En Oriente Próximo, la Administración Trump parece haber dejado atrás planteamientos delirantes sobre el futuro de Gaza y formula ahora una propuesta de paz ponderada y viable. A expensas de la respuesta de Hamás, cuya aceptación implicaría la de su derrota y disolución, el plan norteamericano tiene la virtud de apuntar al origen y al núcleo del conflicto: la matanza del 7 de octubre, el secuestro de rehenes inocentes y el de una población usada como escudo por una milicia terrorista que combate enterrada en una ciudad subterránea y al servicio de una potencia extranjera: Irán.
Cada uno de los 21 puntos de la propuesta de paz supone un avance concreto y mensurable. Son medidas, no gestos. Primero se declara que «Gaza será una zona desradicalizada y sin terrorismo, que no suponga un riesgo para sus vecinos». Para todos sus vecinos: también para Egipto y los países árabes que saben de primera mano a qué atenerse respecto de Hamás.

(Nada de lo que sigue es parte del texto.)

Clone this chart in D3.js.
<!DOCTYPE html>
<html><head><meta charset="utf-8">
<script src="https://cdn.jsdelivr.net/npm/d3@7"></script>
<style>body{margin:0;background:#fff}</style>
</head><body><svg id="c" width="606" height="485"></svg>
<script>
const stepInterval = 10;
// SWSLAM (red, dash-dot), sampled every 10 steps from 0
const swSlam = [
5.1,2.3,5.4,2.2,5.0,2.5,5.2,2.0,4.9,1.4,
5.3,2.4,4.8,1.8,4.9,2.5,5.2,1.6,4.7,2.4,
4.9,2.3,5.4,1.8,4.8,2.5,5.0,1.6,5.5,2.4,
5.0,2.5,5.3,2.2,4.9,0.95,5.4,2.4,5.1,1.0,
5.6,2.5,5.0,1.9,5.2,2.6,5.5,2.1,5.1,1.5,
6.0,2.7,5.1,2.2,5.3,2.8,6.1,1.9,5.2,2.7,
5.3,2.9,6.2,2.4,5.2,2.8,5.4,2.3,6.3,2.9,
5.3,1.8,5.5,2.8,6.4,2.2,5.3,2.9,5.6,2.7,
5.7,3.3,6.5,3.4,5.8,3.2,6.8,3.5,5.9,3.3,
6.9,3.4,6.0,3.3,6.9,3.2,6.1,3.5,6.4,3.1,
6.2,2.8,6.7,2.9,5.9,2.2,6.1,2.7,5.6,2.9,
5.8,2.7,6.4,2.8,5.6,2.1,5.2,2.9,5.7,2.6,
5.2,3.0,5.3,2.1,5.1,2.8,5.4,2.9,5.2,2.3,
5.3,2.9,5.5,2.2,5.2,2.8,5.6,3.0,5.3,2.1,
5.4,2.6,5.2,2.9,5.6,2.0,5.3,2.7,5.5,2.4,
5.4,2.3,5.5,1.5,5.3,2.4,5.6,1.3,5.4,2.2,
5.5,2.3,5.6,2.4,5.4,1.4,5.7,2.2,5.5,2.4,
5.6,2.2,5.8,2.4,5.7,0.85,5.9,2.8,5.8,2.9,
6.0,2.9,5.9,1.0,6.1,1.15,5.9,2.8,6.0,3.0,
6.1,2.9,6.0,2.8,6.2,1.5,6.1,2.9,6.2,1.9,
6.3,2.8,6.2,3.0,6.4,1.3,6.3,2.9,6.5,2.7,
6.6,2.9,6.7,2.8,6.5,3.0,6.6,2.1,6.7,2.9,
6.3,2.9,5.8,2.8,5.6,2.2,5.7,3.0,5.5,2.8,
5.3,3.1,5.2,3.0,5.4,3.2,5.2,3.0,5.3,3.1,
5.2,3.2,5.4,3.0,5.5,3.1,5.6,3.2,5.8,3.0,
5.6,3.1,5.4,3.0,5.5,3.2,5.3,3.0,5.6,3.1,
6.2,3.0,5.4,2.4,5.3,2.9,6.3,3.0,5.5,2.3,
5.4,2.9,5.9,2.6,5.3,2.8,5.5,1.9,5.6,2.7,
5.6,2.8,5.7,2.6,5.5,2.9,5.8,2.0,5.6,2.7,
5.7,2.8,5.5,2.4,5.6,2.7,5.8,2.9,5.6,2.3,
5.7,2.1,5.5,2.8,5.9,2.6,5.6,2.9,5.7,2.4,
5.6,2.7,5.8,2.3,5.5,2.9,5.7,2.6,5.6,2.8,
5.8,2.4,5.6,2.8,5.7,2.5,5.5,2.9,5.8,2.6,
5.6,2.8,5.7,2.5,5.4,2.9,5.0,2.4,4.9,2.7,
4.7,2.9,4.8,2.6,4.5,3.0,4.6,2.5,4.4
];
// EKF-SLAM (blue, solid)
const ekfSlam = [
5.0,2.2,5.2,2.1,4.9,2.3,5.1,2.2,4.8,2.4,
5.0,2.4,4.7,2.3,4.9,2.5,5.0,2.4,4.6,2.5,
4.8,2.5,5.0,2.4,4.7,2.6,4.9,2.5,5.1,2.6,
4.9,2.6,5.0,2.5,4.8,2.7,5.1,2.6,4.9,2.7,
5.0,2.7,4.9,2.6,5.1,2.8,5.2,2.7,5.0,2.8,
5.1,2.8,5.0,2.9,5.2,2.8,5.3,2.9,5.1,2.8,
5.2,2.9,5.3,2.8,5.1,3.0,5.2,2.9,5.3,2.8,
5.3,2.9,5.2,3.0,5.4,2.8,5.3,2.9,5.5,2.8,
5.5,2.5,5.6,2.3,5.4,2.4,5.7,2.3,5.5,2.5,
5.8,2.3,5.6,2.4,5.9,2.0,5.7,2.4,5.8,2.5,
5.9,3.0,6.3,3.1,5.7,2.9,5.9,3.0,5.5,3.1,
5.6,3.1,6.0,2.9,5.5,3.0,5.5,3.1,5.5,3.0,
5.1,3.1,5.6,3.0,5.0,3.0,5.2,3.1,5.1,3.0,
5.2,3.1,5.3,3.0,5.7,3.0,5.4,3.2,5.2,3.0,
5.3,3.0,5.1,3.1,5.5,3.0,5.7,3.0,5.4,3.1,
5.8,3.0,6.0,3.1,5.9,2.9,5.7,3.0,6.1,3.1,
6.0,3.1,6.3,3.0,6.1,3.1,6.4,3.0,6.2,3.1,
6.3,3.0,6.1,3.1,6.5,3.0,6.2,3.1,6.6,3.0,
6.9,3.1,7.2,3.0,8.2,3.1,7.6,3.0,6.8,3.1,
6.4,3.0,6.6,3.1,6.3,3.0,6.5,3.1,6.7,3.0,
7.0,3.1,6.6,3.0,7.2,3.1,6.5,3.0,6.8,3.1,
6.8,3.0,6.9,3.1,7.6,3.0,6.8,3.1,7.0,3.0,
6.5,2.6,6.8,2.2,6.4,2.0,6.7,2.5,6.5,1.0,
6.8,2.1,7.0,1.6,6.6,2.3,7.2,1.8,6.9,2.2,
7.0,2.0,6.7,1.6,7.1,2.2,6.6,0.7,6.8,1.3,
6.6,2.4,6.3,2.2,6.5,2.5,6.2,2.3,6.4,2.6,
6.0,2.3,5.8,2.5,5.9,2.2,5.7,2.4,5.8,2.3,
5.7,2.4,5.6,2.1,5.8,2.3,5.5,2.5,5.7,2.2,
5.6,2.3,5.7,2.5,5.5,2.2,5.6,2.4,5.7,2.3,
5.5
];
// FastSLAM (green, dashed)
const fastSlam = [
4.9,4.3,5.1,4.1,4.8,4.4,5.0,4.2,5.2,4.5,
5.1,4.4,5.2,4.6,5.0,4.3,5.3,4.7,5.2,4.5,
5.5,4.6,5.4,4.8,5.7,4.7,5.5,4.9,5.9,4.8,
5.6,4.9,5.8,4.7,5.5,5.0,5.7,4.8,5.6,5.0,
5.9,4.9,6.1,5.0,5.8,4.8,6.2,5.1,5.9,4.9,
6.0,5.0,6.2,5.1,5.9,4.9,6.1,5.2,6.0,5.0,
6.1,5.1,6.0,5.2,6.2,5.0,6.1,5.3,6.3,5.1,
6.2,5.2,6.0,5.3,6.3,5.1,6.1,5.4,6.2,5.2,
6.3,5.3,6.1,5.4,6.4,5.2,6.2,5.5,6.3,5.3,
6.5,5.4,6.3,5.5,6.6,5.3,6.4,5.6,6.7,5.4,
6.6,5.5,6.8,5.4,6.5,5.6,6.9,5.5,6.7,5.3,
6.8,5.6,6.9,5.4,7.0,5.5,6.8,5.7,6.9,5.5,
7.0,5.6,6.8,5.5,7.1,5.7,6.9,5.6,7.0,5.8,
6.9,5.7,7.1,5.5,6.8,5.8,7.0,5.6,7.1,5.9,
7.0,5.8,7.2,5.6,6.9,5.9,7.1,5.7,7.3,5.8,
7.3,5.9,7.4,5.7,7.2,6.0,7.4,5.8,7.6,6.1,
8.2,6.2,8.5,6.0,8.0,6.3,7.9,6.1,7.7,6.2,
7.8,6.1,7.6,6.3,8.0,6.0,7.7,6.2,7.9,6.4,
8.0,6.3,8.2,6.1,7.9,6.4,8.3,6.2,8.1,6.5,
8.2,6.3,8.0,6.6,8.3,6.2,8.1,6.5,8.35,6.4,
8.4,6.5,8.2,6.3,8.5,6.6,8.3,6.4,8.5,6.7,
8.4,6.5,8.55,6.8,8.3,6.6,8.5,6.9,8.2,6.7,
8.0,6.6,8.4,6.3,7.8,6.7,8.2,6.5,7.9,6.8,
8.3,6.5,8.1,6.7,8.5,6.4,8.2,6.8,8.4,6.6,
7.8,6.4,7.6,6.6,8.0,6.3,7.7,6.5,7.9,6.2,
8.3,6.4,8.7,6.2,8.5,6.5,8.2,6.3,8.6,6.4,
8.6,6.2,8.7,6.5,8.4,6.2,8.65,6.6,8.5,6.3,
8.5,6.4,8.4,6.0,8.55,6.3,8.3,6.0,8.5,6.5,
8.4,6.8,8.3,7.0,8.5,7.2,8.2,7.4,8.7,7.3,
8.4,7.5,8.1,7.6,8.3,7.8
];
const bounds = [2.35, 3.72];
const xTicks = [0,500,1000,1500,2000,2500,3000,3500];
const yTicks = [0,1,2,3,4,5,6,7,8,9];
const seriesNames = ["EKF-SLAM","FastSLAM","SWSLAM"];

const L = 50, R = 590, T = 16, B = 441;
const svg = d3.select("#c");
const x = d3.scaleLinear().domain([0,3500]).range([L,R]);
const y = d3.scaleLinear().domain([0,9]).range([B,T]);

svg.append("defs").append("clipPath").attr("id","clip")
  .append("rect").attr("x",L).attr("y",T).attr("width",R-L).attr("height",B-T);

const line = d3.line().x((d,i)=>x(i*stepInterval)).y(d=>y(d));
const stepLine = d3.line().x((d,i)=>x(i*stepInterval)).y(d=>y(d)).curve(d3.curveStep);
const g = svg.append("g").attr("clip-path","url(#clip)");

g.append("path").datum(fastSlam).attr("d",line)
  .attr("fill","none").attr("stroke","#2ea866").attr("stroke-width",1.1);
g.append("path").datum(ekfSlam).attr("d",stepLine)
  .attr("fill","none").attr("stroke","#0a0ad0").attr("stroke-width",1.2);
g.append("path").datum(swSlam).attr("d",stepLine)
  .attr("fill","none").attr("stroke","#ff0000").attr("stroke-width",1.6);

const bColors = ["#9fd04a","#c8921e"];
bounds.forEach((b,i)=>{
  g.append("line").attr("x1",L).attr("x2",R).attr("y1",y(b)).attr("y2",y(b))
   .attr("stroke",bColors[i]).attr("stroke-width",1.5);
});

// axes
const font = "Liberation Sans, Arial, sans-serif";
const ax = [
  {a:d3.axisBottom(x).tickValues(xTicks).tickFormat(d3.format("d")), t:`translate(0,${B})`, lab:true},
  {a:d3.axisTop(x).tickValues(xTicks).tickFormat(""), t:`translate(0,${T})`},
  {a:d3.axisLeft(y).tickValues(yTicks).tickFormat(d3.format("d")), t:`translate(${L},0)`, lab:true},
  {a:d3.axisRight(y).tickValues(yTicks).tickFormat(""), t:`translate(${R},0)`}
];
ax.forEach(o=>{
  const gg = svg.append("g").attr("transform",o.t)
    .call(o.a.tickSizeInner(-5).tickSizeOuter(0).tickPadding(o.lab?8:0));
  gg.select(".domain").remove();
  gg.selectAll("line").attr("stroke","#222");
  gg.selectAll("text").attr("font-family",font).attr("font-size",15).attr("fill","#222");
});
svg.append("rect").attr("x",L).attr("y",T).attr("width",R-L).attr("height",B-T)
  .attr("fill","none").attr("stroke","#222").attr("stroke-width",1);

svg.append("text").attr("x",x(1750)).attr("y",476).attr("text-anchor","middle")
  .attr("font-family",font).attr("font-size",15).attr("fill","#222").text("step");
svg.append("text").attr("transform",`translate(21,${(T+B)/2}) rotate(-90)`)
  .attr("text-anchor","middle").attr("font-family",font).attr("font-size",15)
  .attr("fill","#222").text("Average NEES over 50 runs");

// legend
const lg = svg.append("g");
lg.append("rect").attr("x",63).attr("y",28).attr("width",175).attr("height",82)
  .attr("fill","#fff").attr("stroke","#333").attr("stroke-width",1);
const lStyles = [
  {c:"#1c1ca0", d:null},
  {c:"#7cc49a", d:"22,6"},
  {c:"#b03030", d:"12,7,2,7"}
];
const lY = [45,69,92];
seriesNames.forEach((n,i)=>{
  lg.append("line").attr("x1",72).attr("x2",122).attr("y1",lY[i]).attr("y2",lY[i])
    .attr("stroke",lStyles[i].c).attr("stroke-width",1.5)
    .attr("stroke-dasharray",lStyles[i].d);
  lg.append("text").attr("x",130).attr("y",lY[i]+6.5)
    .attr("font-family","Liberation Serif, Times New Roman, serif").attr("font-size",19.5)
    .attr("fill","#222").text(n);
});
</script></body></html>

Después se menciona el fin inmediato de los combates, la retirada gradual del Ejército israelí, la entrega de todos los rehenes en 72 horas, y la excarcelación de un número muy significativo de militantes de Hamás con posibilidad de acogerse a una amnistía condicionada a la deposición de las armas y la aceptación de la coexistencia pacífica con Israel, que determinaría la salida de los amnistiados de la Franja –donde “no tienen futuro”–hacia los países que los quisieran acoger.
Tras esto se especifica la operatividad de la ayuda humanitaria y el régimen de transición que gobernaría la ejecución del Acuerdo: un gobierno técnico compuesto por palestinos y supervisado por un órgano colegiado: una “Mesa de Paz” presidida por el propio Trump, con el concurso de otros mandatarios y personalidades relevantes, entre las que se menciona a Tony Blair.

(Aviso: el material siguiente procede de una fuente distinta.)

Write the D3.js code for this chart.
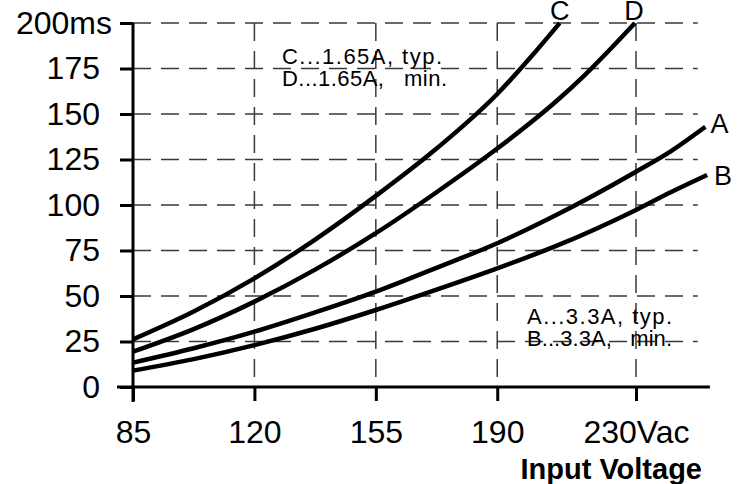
<!DOCTYPE html>
<html>
<head>
<meta charset="utf-8">
<script src="https://cdn.jsdelivr.net/npm/d3@7"></script>
<style>
    html, body { margin: 0; padding: 0; background: #fff; }
    svg { display: block; font-family: "Liberation Sans", Arial, sans-serif; }
</style>
</head>
<body>
<div id="chart"></div>
<script>
// hold-up time vs input voltage
const yTicks = [0, 25, 50, 75, 100, 125, 150, 175, 200];
const xTicks = [85, 120, 155, 190, 230];
const xTickLabels = ["85", "120", "155", "190", "230Vac"];

const curveA = [[85, 13.4], [102.5, 21.3], [120, 30.4], [137.5, 41], [155, 52.4], [172.5, 65.5],
    [190, 79], [207, 94.5], [230, 118.3], [240, 129.5], [250, 143]];
const curveB = [[85, 9], [102.5, 15.3], [120, 23], [137.5, 32], [155, 42.3], [172.5, 53.5],
    [190, 65.2], [207, 77.5], [230, 97.3], [240, 107], [250.5, 116.5]];
const curveC = [[85, 26.2], [102.5, 41.5], [120, 59.7], [137.5, 81], [155, 105], [172.5, 131],
    [190, 161], [200, 182], [208, 200]];
const curveD = [[85, 19.4], [102.5, 31.8], [120, 46.9], [137.5, 64.5], [155, 84.5], [172.5, 107],
    [190, 131], [207, 157], [215, 171], [229.7, 200]];

const seriesNames = ["A", "B", "C", "D"];
const seriesData = [curveA, curveB, curveC, curveD];
const noteCD = ["C...1.65A, typ.", "D...1.65A,   min."];
const noteAB = ["A...3.3A, typ.", "B...3.3A,   min."];

const width = 737;
const height = 484;

const svg = d3.select("#chart")
    .append("svg")
    .attr("width", width)
    .attr("height", height);

const x = d3.scaleLinear().domain([85, 230]).range([133, 636]);
const y = d3.scaleLinear().domain([0, 200]).range([387, 23]);
const xEnd = 251.3;
const gridEnd = 247.8;

// grid
const grid = svg.append("g")
    .attr("stroke", "#3a3a3a")
    .attr("stroke-width", 1.5)
    .attr("stroke-dasharray", "18,10");

grid.selectAll("line.h")
    .data(yTicks.filter(d => d > 0))
    .join("line")
    .attr("class", "h")
    .attr("x1", x(85))
    .attr("x2", x(gridEnd))
    .attr("y1", d => y(d))
    .attr("y2", d => y(d));

grid.selectAll("line.v")
    .data(xTicks.filter(d => d > 85))
    .join("line")
    .attr("class", "v")
    .attr("x1", d => x(d))
    .attr("x2", d => x(d))
    .attr("y1", y(200))
    .attr("y2", y(0));

// axes
const yAxis = svg.append("g")
    .attr("transform", `translate(${x(85)},0)`)
    .call(d3.axisLeft(y)
        .tickValues(yTicks)
        .tickSize(13)
        .tickPadding(20)
        .tickFormat(d => d === 200 ? "200ms" : d));

const xAxis = svg.append("g")
    .attr("transform", `translate(0,${y(0)})`)
    .call(d3.axisBottom(x)
        .tickValues(xTicks)
        .tickSize(14)
        .tickPadding(19)
        .tickFormat((d, i) => xTickLabels[i]));

[yAxis, xAxis].forEach(a => {
    a.select(".domain").remove();
    a.selectAll(".tick line").attr("stroke", "#000").attr("stroke-width", 3);
    a.selectAll(".tick text")
        .attr("fill", "#000")
        .attr("font-size", 32)
        .attr("font-family", "'Liberation Sans', Arial, sans-serif");
});

yAxis.selectAll(".tick text")
    .filter(d => d === 200)
    .attr("dx", 12);

svg.append("line")
    .attr("x1", x(85) - 16)
    .attr("x2", x(xEnd))
    .attr("y1", y(0))
    .attr("y2", y(0))
    .attr("stroke", "#000")
    .attr("stroke-width", 3);

svg.append("line")
    .attr("x1", x(85))
    .attr("x2", x(85))
    .attr("y1", y(200))
    .attr("y2", y(0) + 15)
    .attr("stroke", "#000")
    .attr("stroke-width", 3);

// curves
const line = d3.line()
    .x(d => x(d[0]))
    .y(d => y(d[1]))
    .curve(d3.curveMonotoneX);

svg.append("g")
    .selectAll("path")
    .data(seriesData)
    .join("path")
    .attr("d", line)
    .attr("fill", "none")
    .attr("stroke", "#000")
    .attr("stroke-width", 4.5)
    .attr("stroke-linecap", "butt");

// curve letters at the line ends
const labelOffset = { A: [5, 6, "start"], B: [7, 10, "start"], C: [0, -3, "middle"], D: [-1, -3, "middle"] };

svg.append("g")
    .selectAll("text")
    .data(seriesNames)
    .join("text")
    .attr("x", (d, i) => x(seriesData[i][seriesData[i].length - 1][0]) + labelOffset[d][0])
    .attr("y", (d, i) => y(seriesData[i][seriesData[i].length - 1][1]) + labelOffset[d][1])
    .attr("text-anchor", d => labelOffset[d][2])
    .attr("font-size", 27)
    .text(d => d);

// notes
const addNote = (lines, left, top, widths) => svg.append("g")
    .selectAll("text")
    .data(lines)
    .join("text")
    .attr("x", left)
    .attr("y", (d, i) => top + i * 21.5)
    .attr("font-size", 22)
    .attr("textLength", (d, i) => widths[i])
    .attr("lengthAdjust", "spacing")
    .style("white-space", "pre")
    .text(d => d);

addNote(noteCD, 282, 64.3, [160, 165]);
addNote(noteAB, 527, 324.3, [145, 145]);

svg.append("text")
    .attr("x", 702)
    .attr("y", 479)
    .attr("text-anchor", "end")
    .attr("font-size", 29)
    .attr("font-weight", "bold")
    .text("Input Voltage");
</script>
</body>
</html>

El Gobierno español se ha manifestado favorable al plan de paz. Adhesión reveladora por lo que tiene de contradictoria con su posición hasta la fecha. Porque, hasta hoy, nunca formuló condicionalidad alguna cuando trataba de erigirse en líder global de una contestación a Israel frontal, sin matices. En todo caso, ¿quién puede sorprenderse a estas alturas de la incoherencia del sanchismo? Al Gobierno del relato, los cuentos y las trolas le importa más cómo suena una palabra–“paz”– que lo que signifique en cada caso.

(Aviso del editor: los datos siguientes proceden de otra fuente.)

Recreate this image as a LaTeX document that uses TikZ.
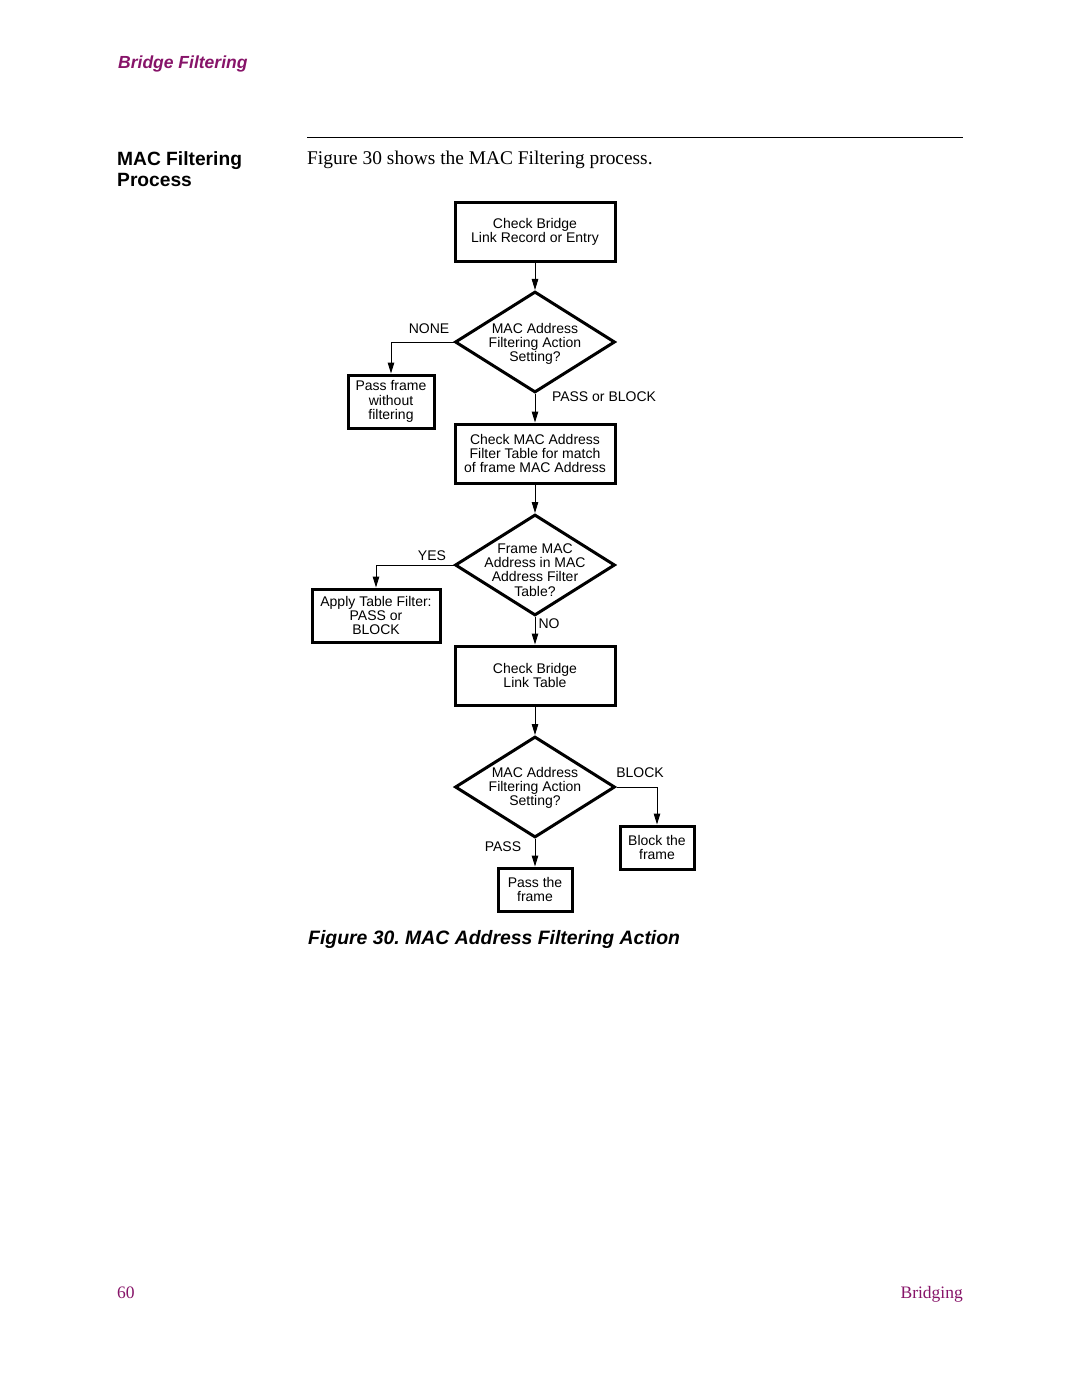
\documentclass[tikz,border=0pt]{standalone}
\usepackage{fontspec}
\setmainfont{Liberation Serif}
\setsansfont{Liberation Sans}
\usetikzlibrary{shapes.geometric,arrows.meta}
\definecolor{hdpurple}{RGB}{135,20,105}
\frenchspacing
\tikzset{
  fc/.style={font=\sffamily\fontsize{14}{14.2}\selectfont, align=center},
  box/.style={fc, draw, line width=3pt, inner sep=0pt},
  dia/.style={draw, shape=diamond, line width=3pt, inner sep=0pt, minimum width=160pt, minimum height=101pt},
  dtext/.style={fc, inner sep=0pt},
  lbl/.style={font=\sffamily\fontsize{14}{14.2}\selectfont, inner sep=0pt},
  arr/.style={line width=1pt, -{Triangle[length=11pt,width=6.5pt]}},
  conn/.style={line width=1pt}
}
\begin{document}
\begin{tikzpicture}[x=1pt,y=-1pt]
\useasboundingbox (0,0) rectangle (1080,1397);
\fill[white] (0,0) rectangle (1080,1397);

% page header / text
\node[anchor=base west, inner sep=0pt, text=hdpurple, font=\sffamily\bfseries\itshape\fontsize{17.5}{20}\selectfont] (hdr) at (118,69) {Bridge Filtering};
\node[anchor=base west, inner sep=0pt, font=\sffamily\bfseries\fontsize{19.2}{21.5}\selectfont, align=left] (sec) at (117,165) {MAC Filtering};
\node[anchor=base west, inner sep=0pt, font=\sffamily\bfseries\fontsize{19.2}{21.5}\selectfont] (sec2) at (117,186) {Process};
\coordinate (rl) at (307,137);
\coordinate (rr) at (963,137);
\draw[line width=1pt] (rl) -- (rr);
\node[anchor=base west, inner sep=0pt, font=\rmfamily\fontsize{19.4}{21}\selectfont] (intro) at (307,164) {Figure 30 shows the MAC Filtering process.};

% flowchart
\node[box, minimum width=160pt, minimum height=59pt] (b1) at (535,231.5) {Check Bridge\\Link Record or Entry};
\node[dia] (d1) at (535,342) {};
\node[dtext] (d1t) at (535,344) {MAC Address\\Filtering Action\\Setting?};
\node[box, minimum width=86pt, minimum height=53pt] (p1) at (391,401.5) {Pass frame\\without\\filtering};
\node[box, minimum width=160pt, minimum height=59pt] (b2) at (535,453.5) {Check MAC Address\\Filter Table for match\\of frame MAC Address};
\node[dia] (d2) at (535,565) {};
\node[dtext] (d2t) at (535,570) {Frame MAC\\Address in MAC\\Address Filter\\Table?};
\node[box, minimum width=128pt, minimum height=53pt] (ap) at (376,615.5) {Apply Table Filter:\\PASS or\\BLOCK};
\node[box, minimum width=160pt, minimum height=59pt] (b3) at (535,675.5) {Check Bridge\\Link Table};
\node[dia] (d3) at (535,787) {};
\node[dtext] (d3t) at (535,788) {MAC Address\\Filtering Action\\Setting?};
\node[box, minimum width=74pt, minimum height=43pt] (bl) at (657,847.5) {Block the\\frame};
\node[box, minimum width=74pt, minimum height=43pt] (ps) at (535,889.5) {Pass the\\frame};

% connectors
\draw[arr] (b1) -- (d1);
\draw[arr] (d1.west) -| (p1.north);
\draw[arr] (d1) -- (b2);
\draw[arr] (b2) -- (d2);
\draw[arr] (d2.west) -| (ap.north);
\draw[arr] (d2) -- (b3);
\draw[arr] (b3) -- (d3);
\draw[arr] (d3.east) -| (bl.north);
\draw[arr] (d3) -- (ps);

% connector labels
\node[lbl] (lnone) at (429,329) {NONE};
\node[lbl] (lpb) at (604,397) {PASS or BLOCK};
\node[lbl] (lyes) at (432,556) {YES};
\node[lbl] (lno) at (549,624) {NO};
\node[lbl] (lblock) at (640,773) {BLOCK};
\node[lbl] (lpass) at (503,847) {PASS};

% caption
\node[anchor=base west, inner sep=0pt, font=\sffamily\bfseries\itshape\fontsize{19.4}{22}\selectfont] (cap) at (308,944) {Figure 30. MAC Address Filtering Action};

% footer
\node[anchor=base west, inner sep=0pt, text=hdpurple, font=\rmfamily\fontsize{17.5}{20}\selectfont] (pg) at (117,1298) {60};
\node[anchor=base east, inner sep=0pt, text=hdpurple, font=\rmfamily\fontsize{17.5}{20}\selectfont] (ft) at (963,1298) {Bridging};
\end{tikzpicture}
\end{document}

Lo malo es que la política exterior entendida como pasarela o burladero –simple excusa para exhibirse o para esconderse– está provocando que España quede descolgada; justo ahora, cuando se vislumbra un movimiento multilateral hacia la paz en Oriente Próximo. De nuevo, al Gobierno le pillan con el pie cambiado: escoltando flotillas y alentando y aplaudiendo algaradas, mientras son otros los que sientan las bases efectivas de una paz seria, no de pancarta. Para desgracia de todos, la España de Sánchez no es la España que organizaba Conferencias de Paz en 1991, o la que, representada por Aznar, visitaba la Franja y en el mismo día se reunía con Arafat y Netanyahu.
Y esto es lo peor, que el Gobierno de Sánchez, confundiendo política y propaganda, haya querido huir del lodazal corrupto que reduce la política nacional a crónica de sucesos impostando gestos detonantes en el exterior; inhabilitándose del todo en la construcción de soluciones viables allí donde un hecho pesa más que mil gestos. El sanchismo, incapaz ya de disimular una irrelevancia total y un descrédito creciente, nos aboca a perder, otra vez, el tren de la historia.